= EXERCISE GOAL =
Copy out all the lines exactly. Omit pictures.
──────── MATERIAL FOR THIS EXERCISE ────────
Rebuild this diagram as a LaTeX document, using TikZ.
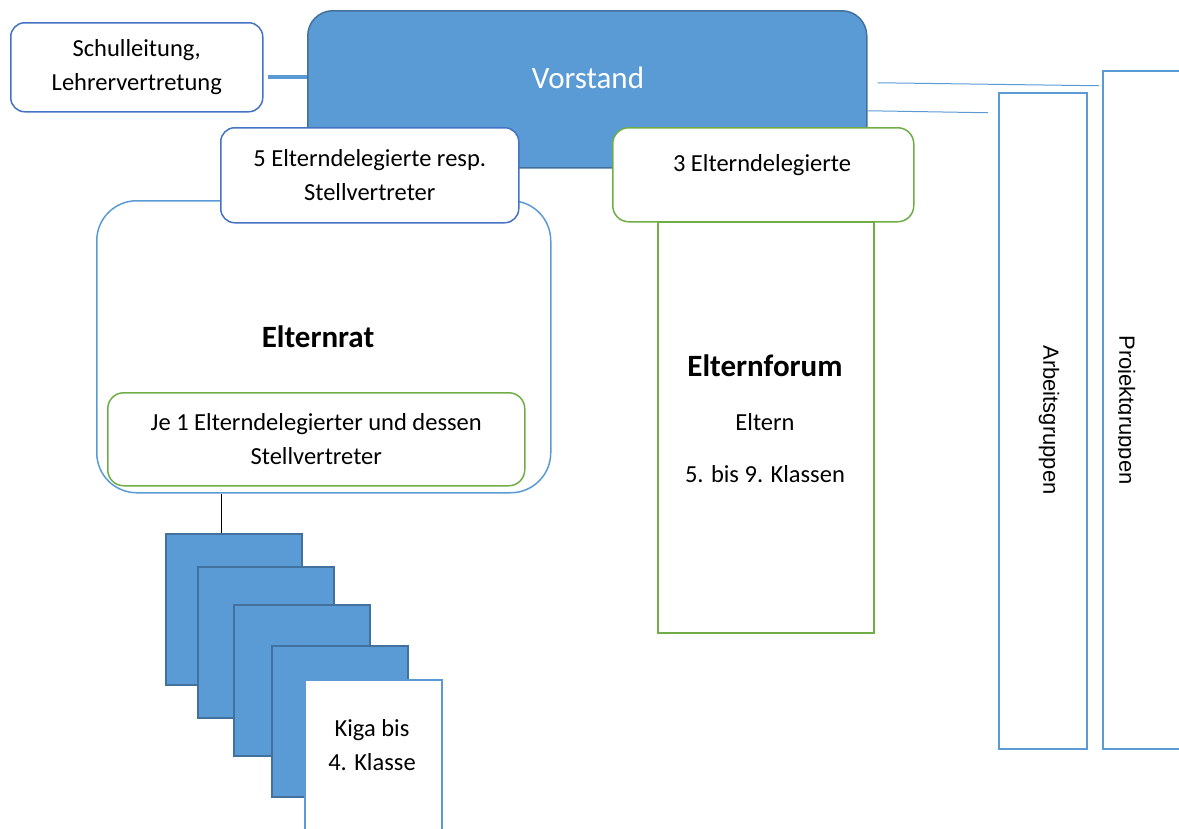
\documentclass[tikz,border=0pt]{standalone}
\usepackage{fontspec}
\setmainfont{Carlito}
\newfontfamily\arialfont{Liberation Sans}
\usetikzlibrary{positioning,calc}
\definecolor{boxblue}{HTML}{5B9BD5}
\definecolor{darkblue}{HTML}{41719C}
\definecolor{lineblue}{HTML}{4472C4}
\definecolor{boxgreen}{HTML}{70AD47}

\tikzset{
	txt/.style={font=\fontsize{24.5}{34}\selectfont, align=center, inner sep=0pt},
	title/.style={font=\fontsize{31}{36}\selectfont\bfseries, inner sep=0pt},
	box/.style={draw, line width=1.5pt, fill=white, inner sep=0pt, anchor=north west},
	bluebox/.style={box, draw=lineblue, rounded corners=14pt},
	greenbox/.style={box, draw=boxgreen, rounded corners=16pt},
	klasse/.style={box, draw=darkblue, fill=boxblue, minimum width=136pt, minimum height=151pt},
	gruppe/.style={box, draw=boxblue, minimum width=88pt},
	vertical/.style={font=\arialfont\fontsize{22}{26}\selectfont, rotate=-90, inner sep=0pt},
	link/.style={draw=boxblue, line width=1pt}
}

\begin{document}
\begin{tikzpicture}[x=1pt, y=-1pt]
	\useasboundingbox (0,0) rectangle (1179,828);
	\clip (0,0) rectangle (1179,828);

	% top row
	\node[bluebox, minimum width=252pt, minimum height=89pt, txt] (schule) at (10,22) {Schulleitung,\\Lehrervertretung};
	\node[box, draw=darkblue, fill=boxblue, rounded corners=25pt, minimum width=559pt, minimum height=157pt] (vorstand) at (307,10) {};
	\node[txt, text=white, font=\fontsize{31}{36}\selectfont] (vorstand-text) at (588,78) {Vorstand};
	\draw[draw=boxblue, line width=4pt] ([xshift=4pt,yshift=-9.5pt]schule.east) -- ([yshift=-9.5pt]schule.east -| vorstand.west);

	% Elternrat
	\node[box, draw=boxblue, rounded corners=40pt, minimum width=454pt, minimum height=292pt] (elternrat) at (96,200) {};
	\node[bluebox, minimum width=298pt, minimum height=95pt, txt] (fuenf) at (220,127) {5 Elterndelegierte resp.\\Stellvertreter};
	\node[title] (elternrat-text) at (318,337) {Elternrat};
	\node[greenbox, minimum width=417pt, minimum height=93pt, txt] (je) at (107,392) {Je 1 Elterndelegierter und dessen\\Stellvertreter};

	% Elternforum
	\node[box, draw=boxgreen, minimum width=216pt, minimum height=411pt] (forum) at (657,221) {};
	\node[greenbox, minimum width=301pt, minimum height=94pt] (drei) at (612,127) {};
	\node[txt] (drei-text) at (762,165) {3 Elterndelegierte};
	\node[title] (forum-text) at (765,366) {Elternforum};
	\node[txt] (eltern) at (765,422) {Eltern};
	\node[txt] (klassen) at (765,474) {5. bis 9. Klassen};

	% Gruppen
	\node[gruppe, minimum height=656pt] (arbeit) at (998,92) {};
	\node[gruppe, minimum width=100pt, minimum height=678pt] (projekt) at (1102,70) {};
	\node[vertical] (arbeit-text) at (1049,420) {Arbeitsgruppen};
	\begin{scope}
		\clip (1118,70) rectangle (1179,748);
		\node[vertical] (projekt-text) at (1125,410) {Projektgruppen};
	\end{scope}
	\draw[link] ([xshift=10pt,yshift=6.5pt]vorstand.east) -- ([xshift=-3pt,yshift=3.5pt]vorstand.east -| projekt.west);
	\draw[link] ([yshift=-21.5pt]vorstand.east) -- ([xshift=-10pt,yshift=-23.5pt]vorstand.east -| arbeit.west);

	% Klassen
	\foreach \x/\y [count=\i] in {165/533, 197/566, 233/604, 271/645}
		\node[klasse] (klasse\i) at (\x,\y) {};
	\node[box, draw=boxblue, minimum width=137pt, minimum height=151pt] (kiga) at (304,679) {};
	\node[txt] (kiga-text) at (372,745) {Kiga bis\\4. Klasse};
	\draw[line width=0.8pt] ([xshift=-12pt]klasse1.north) -- ([xshift=-12pt]klasse1.north |- elternrat.south);
\end{tikzpicture}
\end{document}
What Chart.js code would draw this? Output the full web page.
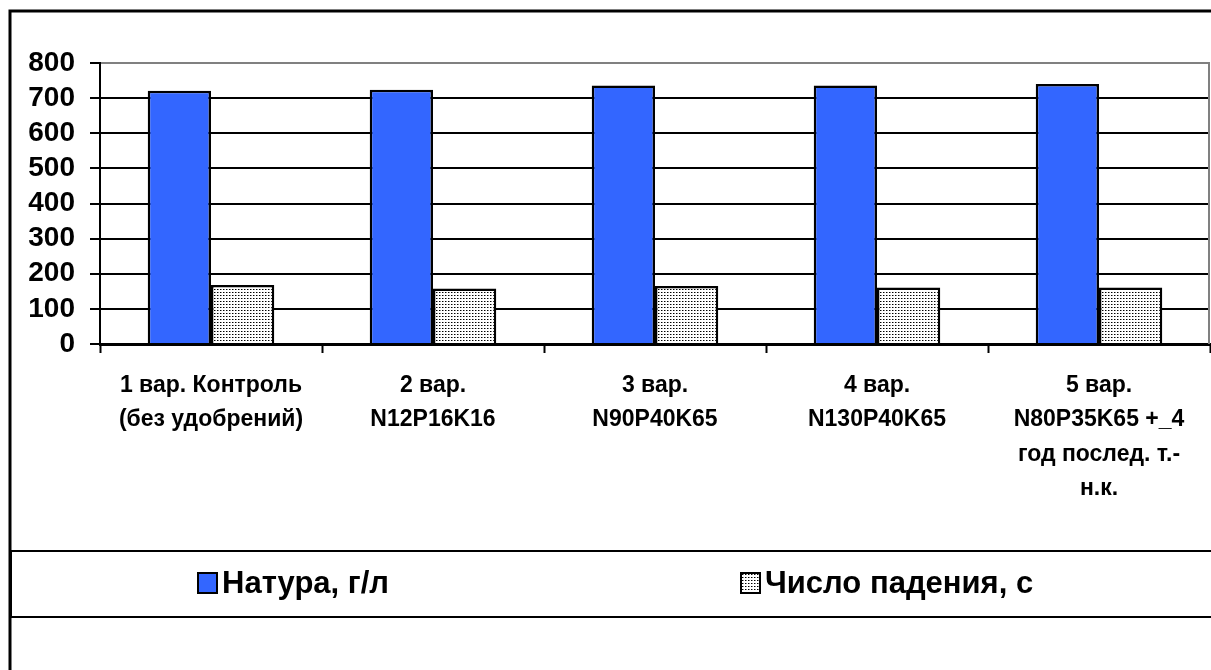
────────
= REPLY TO THE EXERCISE =
Rebuild this diagram as a LaTeX document, using TikZ.
\documentclass[tikz,border=0pt]{standalone}
\usepackage{fontspec}
\setmainfont{Carlito}
\newfontfamily\arialfont{Liberation Sans}
\usetikzlibrary{positioning,calc}
\definecolor{boxblue}{HTML}{5B9BD5}
\definecolor{darkblue}{HTML}{41719C}
\definecolor{lineblue}{HTML}{4472C4}
\definecolor{boxgreen}{HTML}{70AD47}

\tikzset{
	txt/.style={font=\fontsize{24.5}{34}\selectfont, align=center, inner sep=0pt},
	title/.style={font=\fontsize{31}{36}\selectfont\bfseries, inner sep=0pt},
	box/.style={draw, line width=1.5pt, fill=white, inner sep=0pt, anchor=north west},
	bluebox/.style={box, draw=lineblue, rounded corners=14pt},
	greenbox/.style={box, draw=boxgreen, rounded corners=16pt},
	klasse/.style={box, draw=darkblue, fill=boxblue, minimum width=136pt, minimum height=151pt},
	gruppe/.style={box, draw=boxblue, minimum width=88pt},
	vertical/.style={font=\arialfont\fontsize{22}{26}\selectfont, rotate=-90, inner sep=0pt},
	link/.style={draw=boxblue, line width=1pt}
}

\begin{document}
\begin{tikzpicture}[x=1pt, y=-1pt]
	\useasboundingbox (0,0) rectangle (1179,828);
	\clip (0,0) rectangle (1179,828);

	% top row
	\node[bluebox, minimum width=252pt, minimum height=89pt, txt] (schule) at (10,22) {Schulleitung,\\Lehrervertretung};
	\node[box, draw=darkblue, fill=boxblue, rounded corners=25pt, minimum width=559pt, minimum height=157pt] (vorstand) at (307,10) {};
	\node[txt, text=white, font=\fontsize{31}{36}\selectfont] (vorstand-text) at (588,78) {Vorstand};
	\draw[draw=boxblue, line width=4pt] ([xshift=4pt,yshift=-9.5pt]schule.east) -- ([yshift=-9.5pt]schule.east -| vorstand.west);

	% Elternrat
	\node[box, draw=boxblue, rounded corners=40pt, minimum width=454pt, minimum height=292pt] (elternrat) at (96,200) {};
	\node[bluebox, minimum width=298pt, minimum height=95pt, txt] (fuenf) at (220,127) {5 Elterndelegierte resp.\\Stellvertreter};
	\node[title] (elternrat-text) at (318,337) {Elternrat};
	\node[greenbox, minimum width=417pt, minimum height=93pt, txt] (je) at (107,392) {Je 1 Elterndelegierter und dessen\\Stellvertreter};

	% Elternforum
	\node[box, draw=boxgreen, minimum width=216pt, minimum height=411pt] (forum) at (657,221) {};
	\node[greenbox, minimum width=301pt, minimum height=94pt] (drei) at (612,127) {};
	\node[txt] (drei-text) at (762,165) {3 Elterndelegierte};
	\node[title] (forum-text) at (765,366) {Elternforum};
	\node[txt] (eltern) at (765,422) {Eltern};
	\node[txt] (klassen) at (765,474) {5. bis 9. Klassen};

	% Gruppen
	\node[gruppe, minimum height=656pt] (arbeit) at (998,92) {};
	\node[gruppe, minimum width=100pt, minimum height=678pt] (projekt) at (1102,70) {};
	\node[vertical] (arbeit-text) at (1049,420) {Arbeitsgruppen};
	\begin{scope}
		\clip (1118,70) rectangle (1179,748);
		\node[vertical] (projekt-text) at (1125,410) {Projektgruppen};
	\end{scope}
	\draw[link] ([xshift=10pt,yshift=6.5pt]vorstand.east) -- ([xshift=-3pt,yshift=3.5pt]vorstand.east -| projekt.west);
	\draw[link] ([yshift=-21.5pt]vorstand.east) -- ([xshift=-10pt,yshift=-23.5pt]vorstand.east -| arbeit.west);

	% Klassen
	\foreach \x/\y [count=\i] in {165/533, 197/566, 233/604, 271/645}
		\node[klasse] (klasse\i) at (\x,\y) {};
	\node[box, draw=boxblue, minimum width=137pt, minimum height=151pt] (kiga) at (304,679) {};
	\node[txt] (kiga-text) at (372,745) {Kiga bis\\4. Klasse};
	\draw[line width=0.8pt] ([xshift=-12pt]klasse1.north) -- ([xshift=-12pt]klasse1.north |- elternrat.south);
\end{tikzpicture}
\end{document}
What Chart.js code would draw this? Output the full web page.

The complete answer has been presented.